Les variétés de colza tolérantes aux herbicides devraient être interdites d'ici moins d'un mois. C'est ce que prévoient un projet de décret et deux projets d'arrêtés soumis pour avis au Haut conseil aux biotechnologies (HCB) par les ministres de la Transition écologique, de la Recherche et de l'Agriculture.
Depuis plusieurs années, de nombreux acteurs dénoncent les méthodes d'obtention végétale par mutation génétique, connues sous le terme de mutagénèse. Saisi par des associations, le Conseil d'État a tranché en février dernier. Il a demandé à l'État de fixer par décret, dans un délai de six mois, la liste limitative des méthodes et techniques de mutagénèse traditionnellement utilisées et dont la sécurité est avérée depuis longtemps. Le projet de décret exclut de cette liste la mutagenèse aléatoire in vitro. Les variétés de colza tolérantes aux herbicides, obtenues par cette méthode, seront donc radiées du catalogue officiel et interdites de culture et de commercialisation en France. Les cultures en cours (déjà semées ou plantées) pourront néanmoins être menées à leur terme. Mais d'autres variétés tolérantes au herbicides (VTrH) pourront être cultivées, comme le montrent les avis du HCB...
Les variétés obtenues par mutagénèse in vitro sont des OGM
Le projet de décret exclut du champ des organismes génétiquement modifiés (OGM) les techniques de mutagénèse aléatoire, à l'exception de la mutagenèse aléatoire in vitro qui consiste « à soumettre des cellules végétales cultivées in vitro à des agents mutagènes chimiques ou physiques ». Pour rappel, la mutagénèse consiste à augmenter, à l'aide d'agents physiques ou chimiques, la fréquence d'apparition de mutations végétales, autrement dit de modifications de l'ADN.
Le premier projet d'arrêté liste 96 variétés obtenues par mutagénèse aléatoire in vitro et enregistrées au catalogue européen par d'autres pays que la France, et sept variétés inscrites au catalogue français. Ces variétés « seront interdites à la commercialisation et à la mise en culture en France, faute d'avoir été évaluées et autorisées au titre de la réglementation relative aux OGM ». Cependant, les cultures qui ont déjà démarré cette année pourront être menées à leur terme, précise le projet de décret.

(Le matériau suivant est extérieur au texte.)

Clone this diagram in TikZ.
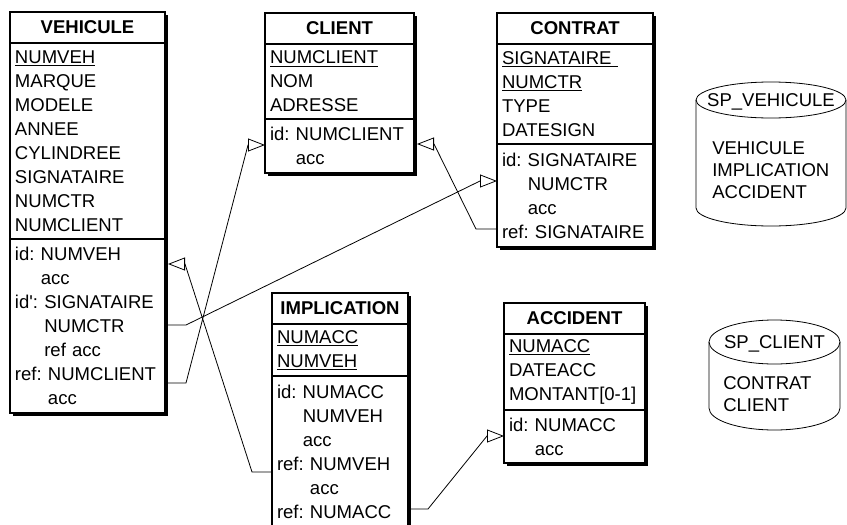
\documentclass[tikz,border=0pt]{standalone}
\usepackage{fontspec}
\setmainfont{Liberation Sans}
\usetikzlibrary{positioning,arrows.meta,shadows}

\begin{document}
\begin{tikzpicture}[
    x=0.75pt,
    y=-0.75pt,
    every node/.style={font=\fontsize{13.9}{18}\selectfont\frenchspacing},
    ombre/.style={
        drop shadow={shadow xshift=2.25pt,shadow yshift=-2.25pt,fill=black,opacity=1}
    },
    entete/.style={
        draw,
        line width=0.8pt,
        fill=white,
        outer sep=0pt,
        inner xsep=3.75pt,
        inner ysep=0pt,
        minimum height=23.25pt,
        align=center,
        anchor=north west,
        font=\fontsize{13.9}{18}\selectfont\bfseries,
        ombre
    },
    partie/.style={
        draw,
        line width=0.8pt,
        fill=white,
        outer sep=0pt,
        inner xsep=3.75pt,
        inner ysep=0pt,
        align=left,
        ombre
    },
    lien/.style={
        -{Triangle[open,length=12.75pt,width=9.75pt]},
        line width=0.6pt
    },
    cylindre/.style={line width=0.6pt},
    liste/.style={font=\fontsize{13.9}{16.5}\selectfont, align=left, anchor=west, inner sep=0pt}
]
    \useasboundingbox (0,0) rectangle (847,525);

    \node[entete, text width=108.75pt] (vehH) at (10,12) {VEHICULE};
    \node[partie, text width=108.75pt, minimum height=147pt, below=0pt of vehH] (vehA)
        {\underline{NUMVEH}\\MARQUE\\MODELE\\ANNEE\\CYLINDREE\\SIGNATAIRE\\NUMCTR\\NUMCLIENT};
    \node[partie, text width=108.75pt, minimum height=130.5pt, below=0pt of vehA] (vehC)
        {id: NUMVEH\\\hphantom{id: }acc\\
        id\textquotesingle: SIGNATAIRE\\\hphantom{id\textquotesingle: }NUMCTR\\
        \hphantom{id\textquotesingle: }ref acc\\
        ref: NUMCLIENT\\\hphantom{ref: }acc};

    \node[entete, text width=104.25pt] (cliH) at (265,13) {CLIENT};
    \node[partie, text width=104.25pt, minimum height=56.25pt, below=0pt of cliH] (cliA)
        {\underline{NUMCLIENT}\\NOM\\ADRESSE};
    \node[partie, text width=104.25pt, minimum height=40.5pt, below=0pt of cliA] (cliC)
        {id: NUMCLIENT\\\hphantom{id: }acc};

    \node[entete, text width=109.5pt] (conH) at (497,13) {CONTRAT};
    \node[partie, text width=109.5pt, minimum height=75pt, below=0pt of conH] (conA)
        {\underline{SIGNATAIRE\ }\\\underline{NUMCTR}\\TYPE\\DATESIGN};
    \node[partie, text width=109.5pt, minimum height=77.25pt, below=0pt of conA] (conC)
        {id: SIGNATAIRE\\\hphantom{id: }NUMCTR\\\hphantom{id: }acc\\ref: SIGNATAIRE};

    \node[entete, text width=94.5pt] (impH) at (272,293) {IMPLICATION};
    \node[partie, text width=94.5pt, minimum height=39pt, below=0pt of impH] (impA)
        {\underline{NUMACC}\\\underline{NUMVEH}};
    \node[partie, text width=94.5pt, minimum height=113.25pt, below=0pt of impA] (impC)
        {id: NUMACC\\\hphantom{id: }NUMVEH\\\hphantom{id: }acc\\
        ref: NUMVEH\\\hphantom{ref: }acc\\ref: NUMACC};

    \node[entete, text width=98.25pt] (accH) at (504,303) {ACCIDENT};
    \node[partie, text width=98.25pt, minimum height=57pt, below=0pt of accH] (accA)
        {\underline{NUMACC}\\DATEACC\\MONTANT[0-1]};
    \node[partie, text width=98.25pt, minimum height=39.75pt, below=0pt of accA] (accC)
        {id: NUMACC\\\hphantom{id: }acc};

    \draw[lien] (vehC.east |- 0,383) -- (186,383) -- (248,145) -- (cliC.west |- 0,145);
    \draw[lien] (vehC.east |- 0,325) -- (186,325) -- (480,181) -- (conC.west |- 0,181);
    \draw[lien] (impC.west |- 0,472) -- (252,472) -- (185,264)
        -- ([xshift=2.25pt]vehC.east |- 0,264);
    \draw[lien] (conC.west |- 0,229) -- (476,229) -- (434,144)
        -- ([xshift=2.25pt]cliC.east |- 0,144);
    \draw[lien] (impC.east |- 0,509) -- (428,509) -- (487,436) -- (accC.west |- 0,436);

    \draw[cylindre] (771,100) ellipse [x radius=75, y radius=18];
    \draw[cylindre] (696,100) -- (696,208)
        arc [start angle=180, end angle=0, x radius=75, y radius=18] -- (846,100);
    \node (spveh) at (771,102) {SP\_VEHICULE};
    \node[liste] (spvehL) at (712,170) {VEHICULE\\IMPLICATION\\ACCIDENT};

    \draw[cylindre] (774.5,342) ellipse [x radius=65.5, y radius=22];
    \draw[cylindre] (709,342) -- (709,408)
        arc [start angle=180, end angle=0, x radius=65.5, y radius=22] -- (840,342);
    \node (spcli) at (774.5,344) {SP\_CLIENT};
    \node[liste] (spcliL) at (723,394) {CONTRAT\\CLIENT};
\end{tikzpicture}
\end{document}
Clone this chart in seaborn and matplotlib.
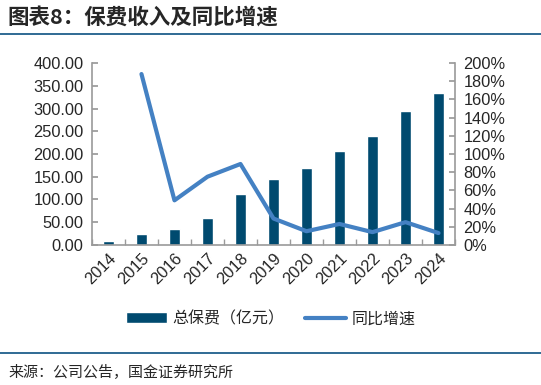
import numpy as np
import pandas as pd
import matplotlib
matplotlib.use('Agg')
import matplotlib.pyplot as plt
import seaborn as sns

# --- Data ---
years = ['2014', '2015', '2016', '2017', '2018', '2019', '2020', '2021', '2022', '2023', '2024']
premium = [8, 25, 34, 60, 113, 146, 169, 206, 239, 295, 335]          # 总保费（亿元）
growth = [np.nan, 188, 49, 75, 89, 29, 15, 23, 14, 25, 13]           # 同比增速 %

left_ticks = [0, 50, 100, 150, 200, 250, 300, 350, 400]
right_ticks = [0, 20, 40, 60, 80, 100, 120, 140, 160, 180, 200]

BAR_COLOR = '#004A6F'
LINE_COLOR = '#4481C3'
AXIS_GRAY = '#9A9A9A'
TICK_FS = 11.8

sns.set_theme(style='white')
plt.rcParams['font.family'] = ['Liberation Sans', 'Noto Sans CJK SC', 'DejaVu Sans']

df = pd.DataFrame({'year': years, 'premium': premium, 'growth': growth})

fig = plt.figure(figsize=(5.41, 3.85), dpi=100)
ax = fig.add_axes([0.170, 0.364, 0.671, 0.472])

sns.barplot(data=df, x='year', y='premium', color=BAR_COLOR, width=0.34,
            saturation=1, ax=ax, label='总保费（亿元）')
ax.set_ylim(0, 400)
ax.set_yticks(left_ticks)
ax.set_yticklabels([f'{v:.2f}' for v in left_ticks], fontsize=TICK_FS)
ax.set_xlim(-0.5, len(years) - 0.5)
ax.set_xlabel('')
ax.set_ylabel('')
ax.tick_params(axis='x', which='major', length=0, pad=4)
ax.set_xticks(np.arange(len(years) + 1) - 0.5, minor=True)
ax.tick_params(axis='x', which='minor', length=4, color=AXIS_GRAY, direction='in', bottom=True)
ax.tick_params(axis='y', length=4, color=AXIS_GRAY, direction='in', left=True, pad=6)
plt.setp(ax.get_xticklabels(), rotation=45, ha='right', rotation_mode='anchor', fontsize=TICK_FS)

ax2 = ax.twinx()
x_pos = np.arange(len(years))
sns.lineplot(x=x_pos, y=df['growth'], color=LINE_COLOR, linewidth=3.0, ax=ax2,
             label='同比增速', legend=False)
ax2.set_ylim(0, 200)
ax2.set_yticks(right_ticks)
ax2.set_yticklabels([f'{v}%' for v in right_ticks], fontsize=TICK_FS)
ax2.set_ylabel('')
ax2.tick_params(axis='y', length=4, color=AXIS_GRAY, direction='in', right=True, pad=6)

for a in (ax, ax2):
    a.spines['top'].set_visible(False)
    for s in ('left', 'right', 'bottom'):
        a.spines[s].set_color(AXIS_GRAY)
        a.spines[s].set_linewidth(1.2)
ax.spines['right'].set_visible(False)
ax2.spines['left'].set_visible(False)
ax2.spines['bottom'].set_visible(False)

# legend
h1, l1 = ax.get_legend_handles_labels()
h2, l2 = ax2.get_legend_handles_labels()
if ax.get_legend():
    ax.get_legend().remove()
fig.legend(h1 + h2, l1 + l2, loc='center', bbox_to_anchor=(0.50, 0.172), ncol=2,
           frameon=False, handlelength=2.6, columnspacing=1.3,
           handletextpad=0.3, prop={'family': ['Noto Sans CJK SC'], 'size': 11.5})

# title and rules
fig.text(0.014, 0.955, '图表8：保费收入及同比增速', fontsize=15.5, fontweight='bold',
         family=['Noto Sans CJK SC'], ha='left', va='center', style='italic')
fig.add_artist(plt.Line2D([0.0, 1.0], [0.912, 0.912], color='#1F5F8B', linewidth=1.3))
fig.add_artist(plt.Line2D([0.0, 1.0], [0.082, 0.082], color='#1F5F8B', linewidth=1.3))
fig.text(0.016, 0.036, '来源：公司公告，国金证券研究所', fontsize=10.8,
         family=['Noto Sans CJK SC'], ha='left', va='center')

fig.savefig('out.png', dpi=100)
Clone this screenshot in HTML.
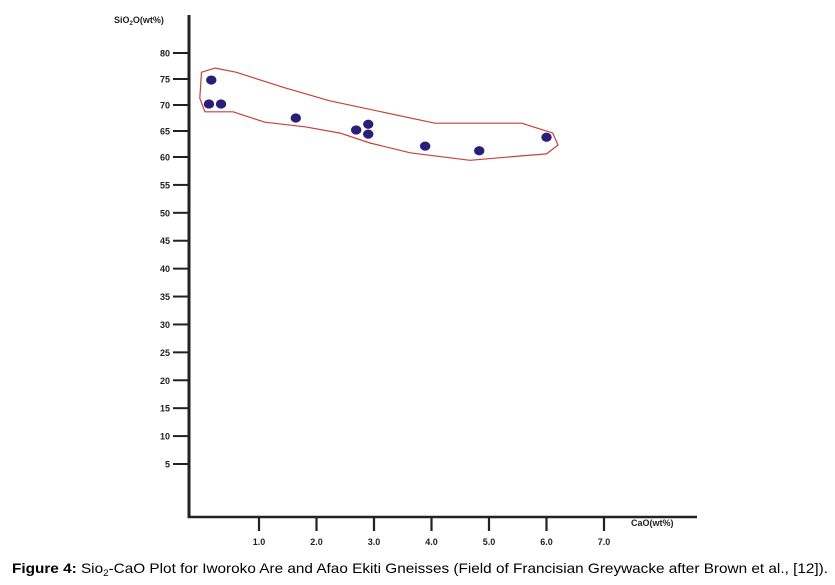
<!DOCTYPE html>
<html><head><meta charset="utf-8"><style>
html,body{margin:0;padding:0;background:#fff;width:835px;height:585px;overflow:hidden}
svg{display:block;font-family:"Liberation Sans",sans-serif}
</style></head><body>
<svg id="chart" width="835" height="585" viewBox="0 0 835 585" xmlns="http://www.w3.org/2000/svg">
<g id="axes"></g>
<g id="field"></g>
<g id="points"></g>
<text x="114" y="23" font-size="9" font-weight="bold" fill="#222">SiO<tspan font-size="6" dy="2">2</tspan><tspan dy="-2">O(wt%)</tspan></text>
<text x="631" y="526" font-size="9" font-weight="bold" fill="#222">CaO(wt%)</text>
<text x="12" y="573" font-size="14" fill="#000" textLength="816" lengthAdjust="spacingAndGlyphs"><tspan font-weight="bold">Figure 4:</tspan> Sio<tspan font-size="9" dy="3">2</tspan><tspan dy="-3">-CaO Plot for Iworoko Are and Afao Ekiti Gneisses (Field of Francisian Greywacke after Brown et al., [12]).</tspan></text>
</svg>
<script>
const yTicks = [80,75,70,65,60,55,50,45,40,35,30,25,20,15,10,5];
const xTicks = [1,2,3,4,5,6,7];
const xTickLabels = ["1.0","2.0","3.0","4.0","5.0","6.0","7.0"];
const caoValues = [0.17,0.13,0.34,1.64,2.69,2.90,2.90,3.89,4.83,6.00];
const sio2Values = [74.8,70.2,70.2,67.5,65.2,66.3,64.4,62.1,61.2,63.8];
const fieldCao = [0.0,0.24,0.6,1.45,2.23,4.06,5.57,6.11,6.2,6.0,5.54,4.67,3.63,2.93,2.41,1.8,1.1,0.55,0.06,-0.03];
const fieldSio2 = [76.3,77.1,76.3,73.3,70.8,66.5,66.5,64.6,62.3,60.6,60.2,59.4,60.8,62.7,64.6,65.8,66.7,68.7,68.7,71.3];

const NS = "http://www.w3.org/2000/svg";
function X(v){ return 201.5 + v*57.5; }
// piecewise axis calibration matching the printed scale
function Y(v){
  if (v >= 60) return 53 + (80 - v)*5.2;
  return 157 + (60 - v)*(464-157)/55;
}
function mk(tag, attrs, parent){
  const e = document.createElementNS(NS, tag);
  for (const k in attrs) e.setAttribute(k, attrs[k]);
  parent.appendChild(e);
  return e;
}
const axes = document.getElementById('axes');
let yAxis = mk('line',{x1:189,y1:15,x2:189,y2:518,stroke:'#222','stroke-width':3},axes);


let xAxis = mk('line',{x1:188,y1:517,x2:697,y2:517,stroke:'#222','stroke-width':2.5},axes);


yTicks.forEach(v=>{
  const y = Y(v);
  const t = mk('line',{x1:173,y1:y,x2:189,y2:y,stroke:'#222','stroke-width':2},axes);
  
  
  const l = mk('text',{x:170,y:y+3.5,'text-anchor':'end','font-size':9,'font-weight':'bold',fill:'#222'},axes);
  l.textContent = v;
  
  
});
xTicks.forEach((v,i)=>{
  const x = X(v);
  const t = mk('line',{x1:x,y1:517,x2:x,y2:531,stroke:'#222','stroke-width':2.2},axes);
  
  
  const l = mk('text',{x:x,y:545,'text-anchor':'middle','font-size':9,'font-weight':'bold',fill:'#222'},axes);
  l.textContent = xTickLabels[i];
  
  
});
const field = document.getElementById('field');
const pts = fieldCao.map((c,i)=>X(c).toFixed(1)+','+Y(fieldSio2[i]).toFixed(1)).join(' ');
const poly = mk('polygon',{points:pts,fill:'none',stroke:'#c8403a','stroke-width':1.2,'stroke-linejoin':'round'},field);


const pg = document.getElementById('points');
caoValues.forEach((c,i)=>{
  const p = mk('ellipse',{cx:X(c),cy:Y(sio2Values[i]),rx:5.2,ry:4.6,fill:'#2a1f78'},pg);
  
  
});
</script>
</body></html>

Le deuxième projet d'arrêté radie du catalogue officiel français les variétés issues de mutagenèse aléatoire in vitro, autrement dit les variétés de colza tolérantes aux herbicides, commercialisées sous le nom de colza Clearfield®.
Pas d'interdiction pour les VTrH obtenues par d'autres méthodes
Il estime qu'il serait plus pertinent de s'intéresser aux caractères des mutants et aux impacts environnementaux associés plutôt qu'à la technique d'obtention végétale. « Si la technique de mutagenèse aléatoire sur cellules végétales in vitro est potentiellement génératrice d'une grande diversité de phénotypes, les produits de cette technique actuellement cultivés en France sont tous, à notre connaissance, des variétés de colza Clearfield®. (...) On pourrait donc s'interroger sur l'impact environnemental associé au caractère de tolérance à ces herbicides ». D'autant que ce caractère est obtenu par d'autres techniques, notamment pour des variétés de tournesol. « Elles ont été générées soit par mutations spontanées, soit par mutagenèse in vivo sur graines, techniques non concernées par le projet de décret ».
Par ailleurs, le CEES (2) souligne que le projet de décret ne répond pas à l'injonction du Conseil d'État de lister les méthodes de mutagénèse sûres. « Au lieu de cela, il complète la liste des techniques entrant dans le champ d'application de la directive 2001/18 en ajoutant à la mutagenèse dirigée, la mutagenèse aléatoire in vitro telle que définie par le Conseil d'État ».